Visible light was first used for communication in the 1880’s when Alexander Graham Bell used a modulated sunlight to transmit a speech, even before transmission by radio frequencies was popular. Today, visible light communication (VLC) is becoming popular once again as it gives several advantages compared to its radio counterpart, like a vast unregulated spectrum, inherent security and high energy efficiency. Visible light can also be used in locations like hospitals, petrol stations and airplanes, where radio frequency based technologies cannot be used.
“With the enormous growth of data traffic over wireless infrastructures due to increased demands for video and audio streaming, file sharing, data and voice over Internet protocol (VoIP), The lack of available radio-frequency (RF) spectrum is becoming the limiting factor for high-speed data transmission” remark the authors, talking about the limitations of conventional means.
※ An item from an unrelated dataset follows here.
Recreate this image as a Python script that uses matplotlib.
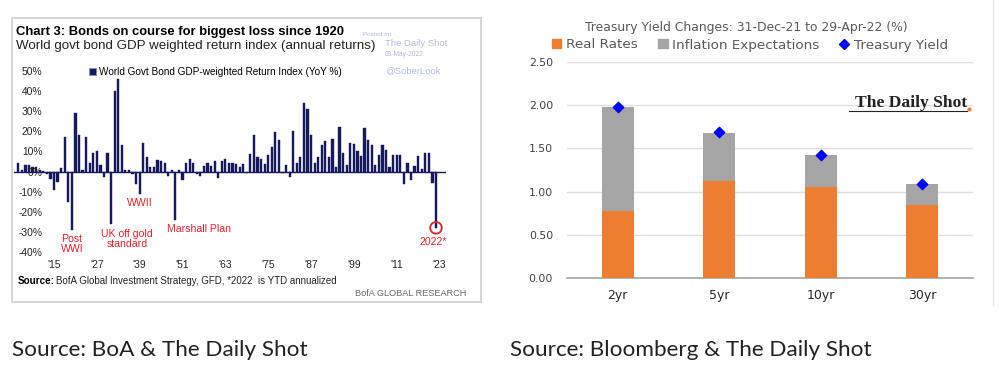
import numpy as np
import matplotlib.pyplot as plt
from matplotlib.patches import Rectangle
from matplotlib.lines import Line2D

# ---- left chart data: world govt bond GDP-weighted return index, YoY %
years = list(range(1905, 2023))
returns = [
    4, 1, 3, 3, 2, 2, 1, 0.5, -1, -3.5,            # 1905-1914
    -9, -5, 1.5, 17, -15, -29, 29, 18, 1, 17,      # 1915-1924
    4, 9, 10, 3, -2.5, 9, -26, 40, 46, 13,         # 1925-1934
    1, 1, -1, -6, -11, 14, 7, 2, 2, 5.5,           # 1935-1944
    5, 4, -2, 1, -24, 1, -4, 4, 6, 4,              # 1945-1954
    -1, -2, 2.5, 4, 2.5, 5, -3, 5, 6, 4,           # 1955-1964
    4, 3.5, 2, 3.5, -0.5, 8.5, 18, 7, 6, 3.7,      # 1965-1974
    8, 12, 19.7, 15.7, -0.5, 3, -2.5, 20, 4, 7,    # 1975-1984
    34, 31, 18, 4.3, 7.3, 13, 15, 7, 16, 2,        # 1985-1994
    22, 9, 3, 14.3, 13.5, 10, 7.5, 21.5, 15.5, 13, # 1995-2004
    3, 8, 13, 10.8, 2.2, 8.2, 8.2, 8.2, -6.2, 4,   # 2005-2014
    -4, 2.8, 7.7, 1.4, 9, 9, -5.7, -28,            # 2015-2022
]
xtick_years = [1915, 1927, 1939, 1951, 1963, 1975, 1987, 1999, 2011, 2023]
xtick_labels = ["'15", "'27", "'39", "'51", "'63", "'75", "'87", "'99", "'11", "'23"]
ytick_vals = [50, 40, 30, 20, 10, 0, -10, -20, -30, -40]

# ---- right chart data: treasury yield changes
tenors = ['2yr', '5yr', '10yr', '30yr']
real_rates = [0.78, 1.12, 1.05, 0.85]
inflation_exp = [1.20, 0.56, 0.37, 0.24]
treasury_yield = [1.98, 1.69, 1.42, 1.09]

W, H = 1000, 377
fig = plt.figure(figsize=(10, 3.77), dpi=100)
fig.patch.set_facecolor('white')


def fx(px):
    return px / W


def fy(py):
    return 1 - py / H


def box(l, t, r, b):
    return [fx(l), fy(b), fx(r) - fx(l), fy(t) - fy(b)]


NAVY = '#16195c'
RED = '#e8202a'
WM = '#b3badf'
sans = 'Liberation Sans'

# frame around left chart
fig.patches.append(Rectangle((fx(12), fy(302)), fx(481) - fx(12), fy(18) - fy(302),
                             transform=fig.transFigure, fill=False,
                             edgecolor='#d6d6d6', lw=1.5))

fig.text(fx(16), fy(32), 'Chart 3: Bonds on course for biggest loss since 1920',
         fontsize=9.4, fontweight='bold', family=sans, va='center', color='black')
fig.text(fx(16), fy(46), 'World govt bond GDP weighted return index (annual returns)',
         fontsize=9.6, family=sans, va='center', color='#222222')

# watermark
fig.text(fx(363), fy(34), 'Posted on', fontsize=4.5, family=sans, color=WM, va='center')
fig.text(fx(385), fy(43), 'The Daily Shot', fontsize=6.8, family=sans, color=WM, va='center')
fig.text(fx(385), fy(54), '03-May-2022', fontsize=4.8, family=sans, color=WM, va='center')
fig.text(fx(385), fy(71), '@SoberLook', fontsize=6.8, family=sans, color=WM, va='center')

ax1 = fig.add_axes(box(14, 66, 446, 258))
ax1.bar(years, returns, width=0.62, color=NAVY, edgecolor=NAVY, lw=0.3)
ax1.axhline(0, color=NAVY, lw=1)
ax1.set_xlim(1903.8, 2024.8)
ax1.set_ylim(-43.0, 52.46)
for s in ax1.spines.values():
    s.set_visible(False)
ax1.set_yticks(ytick_vals)
ax1.set_yticklabels([f'{v}%' for v in ytick_vals])
ax1.set_xticks(xtick_years)
ax1.set_xticklabels(xtick_labels)
ax1.tick_params(length=0, labelsize=7.4, colors='#222222')
ax1.tick_params(axis='y', pad=-20.5)
ax1.tick_params(axis='x', pad=1.5)
for lab in ax1.get_xticklabels() + ax1.get_yticklabels():
    lab.set_family(sans)
ax1.set_facecolor('none')

ax1.legend(handles=[Rectangle((0, 0), 1, 1, facecolor=NAVY, edgecolor='#8a90c0', lw=0.6)],
           labels=['World Govt Bond GDP-weighted Return Index (YoY %)'],
           loc='center', bbox_to_anchor=(fx(215), fy(72)),
           bbox_transform=fig.transFigure, frameon=False,
           prop={'family': sans, 'size': 7.2}, handlelength=0.7,
           handleheight=0.7, handletextpad=0.3)

notes = [('Post\nWWI', 1920.0, -36.0), ('UK off gold\nstandard', 1935.4, -33.6),
         ('WWII', 1939.1, -15.7), ('Marshall Plan', 1955.6, -28.6),
         ('2022*', 2021.2, -34.8)]
for txt, xx, yy in notes:
    ax1.text(xx, yy, txt, color=RED, fontsize=7.6, family=sans, ha='center',
             va='center', linespacing=0.95)
ax1.scatter([years[-1]], [returns[-1]], s=70, facecolor='none', edgecolor=RED,
            lw=1.3, zorder=5)

fig.text(fx(18), fy(281), 'Source:', fontsize=7.1, fontweight='bold', family=sans,
         va='center')
fig.text(fx(56), fy(281), 'BofA Global Investment Strategy, GFD, *2022  is YTD annualized',
         fontsize=7.0, family=sans, va='center', color='#222222')
fig.text(fx(466), fy(293), 'BofA GLOBAL RESEARCH', fontsize=6.6, family=sans,
         va='center', ha='right', color='#666666')

# ---- right chart
ORANGE = '#ed7d31'
GREY = '#a5a5a5'
BLUE = '#0000ff'
TXT = '#595959'

fig.text(fx(746), fy(28), 'Treasury Yield Changes: 31-Dec-21 to 29-Apr-22 (%)',
         fontsize=8.9, ha='center', va='center', color=TXT)

ax2 = fig.add_axes(box(567, 62, 973, 278))
xpos = np.arange(len(tenors))
ax2.bar(xpos, real_rates, width=0.315, color=ORANGE, zorder=3, label='Real Rates')
ax2.bar(xpos, inflation_exp, width=0.315, bottom=real_rates, color=GREY, zorder=3,
        label='Inflation Expectations')
ax2.scatter(xpos, treasury_yield, marker='D', s=28, color=BLUE, zorder=4,
            label='Treasury Yield')
ax2.set_xlim(-0.5, len(tenors) - 0.5)
ax2.set_ylim(0, 2.5)
ax2.set_yticks([0, 0.5, 1.0, 1.5, 2.0, 2.5])
ax2.set_yticklabels([f'{v:.2f}' for v in [0, 0.5, 1.0, 1.5, 2.0, 2.5]])
ax2.set_xticks(xpos)
ax2.set_xticklabels(tenors)
ax2.grid(axis='y', color='#e0e0e0', lw=1, zorder=0)
for s in ['top', 'right', 'left']:
    ax2.spines[s].set_visible(False)
ax2.spines['bottom'].set_color('#a6a6a6')
ax2.spines['bottom'].set_linewidth(1.2)
ax2.tick_params(length=0)
ax2.tick_params(axis='y', labelsize=7.8, colors='#404040', pad=10)
ax2.tick_params(axis='x', labelsize=9, colors='#262626', pad=8)

handles = [Rectangle((0, 0), 1, 1, color=ORANGE), Rectangle((0, 0), 1, 1, color=GREY),
           Line2D([], [], marker='D', color=BLUE, ls='none', markersize=5.5)]
ax2.legend(handles=handles, labels=['Real Rates', 'Inflation Expectations', 'Treasury Yield'],
           loc='center', bbox_to_anchor=(fx(750), fy(45)), bbox_transform=fig.transFigure,
           ncol=3, frameon=False, fontsize=9.7, labelcolor=TXT, handlelength=0.7,
           handleheight=0.6, handletextpad=0.35, columnspacing=1.5)

fig.text(fx(967), fy(103), 'The Daily Shot', family='Liberation Serif', fontweight='bold',
         fontsize=12.6, ha='right', va='center', color='#222222')
fig.add_artist(Line2D([fx(849), fx(967)], [fy(111), fy(111)], color='#222222', lw=0.8))
fig.add_artist(Line2D([fx(969)], [fy(109)], marker='o', markersize=2, color=ORANGE))

# faint right edge of right panel
fig.add_artist(Line2D([fx(993), fx(993)], [fy(0), fy(305)], color='#e6e6e6', lw=1))

# captions
fig.text(fx(12), fy(350), 'Source: BoA & The Daily Shot', family='Lato', fontsize=16.2,
         va='center', color='#222222')
fig.text(fx(510), fy(350), 'Source: Bloomberg & The Daily Shot', family='Lato', fontsize=16.2,
         va='center', color='#222222')

fig.savefig('out.png', dpi=100, facecolor='white')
Switching to visible light could present a way out as it gives us a vast unregulated spectrum that could be used for communication. However, VLC also presents its own challenges, since visible light, unlike radio waves, can be blocked by obstacles and movement.
In their new study, the authors propose overcoming the shortfalls of VLC, by using a relay-assisted VLC technique. Much like a relay race, in a relay-assisted method, the data is relayed from one mobile to another, until it reaches its destination. Here, a mobile user acts as relays, forwarding the data from the transmitter to the end user.
The study analyzed two types of relay schemes—amplify-and-forward (AF) and decode-and-forward (DF). As the names suggest, the first scheme allows a mobile user to amplify the signal and transmit it further, while in the latter scheme, the message is decoded and then relayed to the end-user. The researchers used a mobile phone with two photodetectors on either sides, to detect the incoming light, and perpendicularly placed LED transmitters, to relay the data forward.
“We considered the case where the receiver was positioned close to the corner of the room and we investigated the optimal position of the relay node based on its azimuthal and elevation orientation” say the researchers. They also developed an analytical model to compare the two relay-schemes, AF and DF.
The study shows that the DF relay scheme marginally outperforms AF, by providing a larger coverage area and data transfer rates of up to 100 Mbps. More importantly, both the relay-based methods showed significant improvement in coverage and efficiency at transferring data, when compared to methods that relied on a direct line-of-sight between the transmitter and the end user. With this study establishing the viability of the technology, we could soon be rid of network connectivity issues and losing carrier signal indoors, in our offices and homes.